I spent my time at Manuela’s building Bay, my bike, fitting the bikepacking luggage to him, shopping for camping gas, and trying to find a local SIM card. I wanted a local one, I had heard Vodafone had better coverage, but trying to find a decent pay as you go package proved to be somewhat difficult, especially with the language barrier. I feel the sales assistants could have been more helpful, after searching for a couple of hours I returned to the first Vodafone shop I’d been in and bought the best of what they had. The sales assistant in that shop was more patient and helpful than in the other Vodafone shop!
Anyway, it’s a good job I did buy a local SIM as my O2 is playing up. I’m using two phones, one with the Spanish SIM and my ‘normal’ one with the UK SIM. I dropped my UK phone quite heavily whilst crossing a bridge, perhaps that’s why it keeps losing signal? Very annoying!
I’d arrived in Seville on the Monday, and was to start my ride on the Wednesday, so after getting packed up Wednesday morning, I made my way down the four flights of tight twisty stairs with a fully loaded Bay, which was quite a feat! I got a real sweat on!
Before I made my way to the station, I popped into the service garage across the road, the mechanic tightened my pedals for me, as I’d not wanted to carry a heavy spanner just to do that.
My Spanish isn’t very good at all, I’d known a lot more ten years ago, but never really used it, so am having to pickup from what I remember. They really do speak fast, and with different accents in different areas, I find it tricky to understand.
The Seville station really is well organised. Everything was effortless, much more so than I expected, from buying the ticket for me and Bay, to boarding the train.
I was a bit miffed at getting short changed again, it had happened in a supermarket the night before, then at the station coffee shop. I decided to contest it with the senorita, and she gave me back the euro she had short changed me. Only for it to happen a third time in a supermarket in Barbate, again managing enough Spanish to get it back! I think they prey on the non-spanish, and it as always been by a young lady. Bloody cheek!
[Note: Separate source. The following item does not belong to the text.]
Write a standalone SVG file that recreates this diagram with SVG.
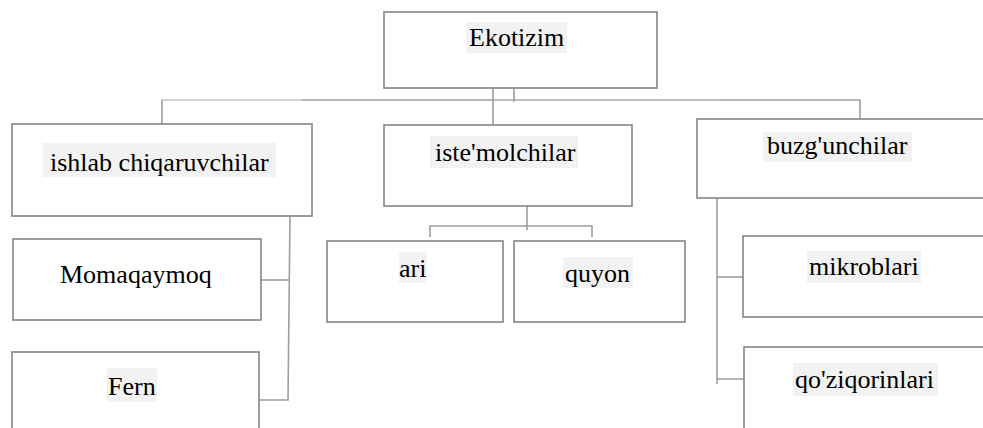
<svg xmlns="http://www.w3.org/2000/svg" width="983" height="428" viewBox="0 0 983 428">
<style>
.box{fill:#ffffff;stroke:#858585;stroke-width:1.6}
.hl{fill:#f2f2f2}
.c{fill:none;stroke:#9e9e9e;stroke-width:1.6}
.cl{fill:none;stroke:#c4c4c4;stroke-width:1.6}
</style>
<rect width="983" height="428" fill="#ffffff"/>
<g id="connectors">
<path class="cl" d="M162,100 H302"/>
<path class="c" d="M302,100 H860 V119"/>
<path class="cl" d="M493,100 H720"/>
<path class="c" d="M162,100 V124"/>
<path class="c" d="M493,88 V125"/>
<path class="c" d="M514,85 V102"/>
<path class="c" d="M290,216 L288,400 H260"/>
<path class="c" d="M257,280 H289"/>
<path class="c" d="M527,206 V230"/>
<path class="c" d="M430,237 V226 H592 V237"/>
<path class="c" d="M717,198 V384"/>
<path class="c" d="M717,277 H743"/>
<path class="c" d="M717,379 H752"/>
</g>
<g id="ekotizim">
<rect class="box" x="384" y="12" width="273" height="76"/>
<rect class="hl" x="466" y="22" width="101" height="31"/>
<text x="469" y="46" font-size="26" font-family="Liberation Serif">Ekotizim</text>
</g>
<g id="ishlab">
<rect class="box" x="12" y="124" width="300" height="92"/>
<rect class="hl" x="43" y="143" width="233" height="34"/>
<text x="50" y="171" font-size="26" font-family="Liberation Serif">ishlab chiqaruvchilar</text>
</g>
<g id="momaqaymoq">
<rect class="box" x="13" y="239" width="248" height="81"/>
<text x="60" y="283" font-size="26" font-family="Liberation Serif">Momaqaymoq</text>
</g>
<g id="fern">
<rect class="box" x="12" y="352" width="247" height="90"/>
<rect class="hl" x="107" y="368" width="50" height="34"/>
<text x="108" y="395" font-size="26" font-family="Liberation Serif">Fern</text>
</g>
<g id="istemolchilar">
<rect class="box" x="384" y="125" width="248" height="81"/>
<rect class="hl" x="430" y="136" width="148" height="32"/>
<text x="435" y="161" font-size="26" font-family="Liberation Serif">iste'molchilar</text>
</g>
<g id="ari">
<rect class="box" x="327" y="241" width="176" height="81"/>
<rect class="hl" x="399" y="252" width="28" height="31"/>
<text x="399" y="277" font-size="26" font-family="Liberation Serif">ari</text>
</g>
<g id="quyon">
<rect class="box" x="514" y="241" width="171" height="81"/>
<rect class="hl" x="563" y="257" width="70" height="31"/>
<text x="565" y="282" font-size="26" font-family="Liberation Serif">quyon</text>
</g>
<g id="buzgunchilar">
<rect class="box" x="697" y="119" width="300" height="79"/>
<rect class="hl" x="763" y="132" width="149" height="30"/>
<text x="767" y="154" font-size="26" font-family="Liberation Serif">buzg'unchilar</text>
</g>
<g id="mikroblari">
<rect class="box" x="743" y="236" width="260" height="81"/>
<rect class="hl" x="807" y="251" width="114" height="32"/>
<text x="809" y="275" font-size="26" font-family="Liberation Serif">mikroblari</text>
</g>
<g id="qoziqorinlari">
<rect class="box" x="744" y="347" width="260" height="100"/>
<rect class="hl" x="793" y="363" width="145" height="33"/>
<text x="795" y="388" font-size="26" font-family="Liberation Serif">qo'ziqorinlari</text>
</g>
</svg>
I had a reflective ride on the train to San Fernando, on the outskirts of Cadiz, passing through mainly farmland, almond, olive and orange groves. When the train stopped at Jerez Airport it brought back memories of the times I’d flown into Jerez whilst working at Renault F1, we’d test there many times a year. Reminiscing always looks rosier than it actually seemed at the time!
On arriving at San Fernando, I was concerned to see that I’d have to take the fully loaded bike up an escalator, I had flashbacks of when I tried to take my bike bag up one at Sydney airport, it was touch and go as to whether I’d have to let go of it, sending it crashing down onto people behind me, luckily I just hung on and fell into an embarrassing mess at the top, then helped by an airport worker.
Anyway, it was awkward but fine. It was riding the escalator that I noticed how very windy it was.
Riding through San Fernando to the start point of the Altravesur route, Calle Real was rather nice, I'm not exactly sure where you start from but it is somewhere on Calle Real.
Calle Real is a part pedestrianised, part tram tracked Calle, it was early evening by now and the Spanish had started their promenading, oh how it is so different to the UK, couples old and young walk hand in hand to their favourite tapas bar or restaurant. They’ve got many things right in Spain, maintaining a connection with each other, being one of them.
Barbate, where I'm writing this is a small seaside town. It has hundreds of small shops and kiosks, the tapas bars are always busy from nine until two, then from five until whenever! Some are open all day. But generally it is a very traditional Spanish way of life. I do wonder when they work and also what do they do in the siesta time of two til five??
I noticed that some large supermarkets have opened on the outskirts of the town. Aldi, Lidl, Dia etc, it's a shame because eventually it will kill this way of life. But I guess they want the so called progress that we have in the UK.
So here I am at the start point of the Altravesur route.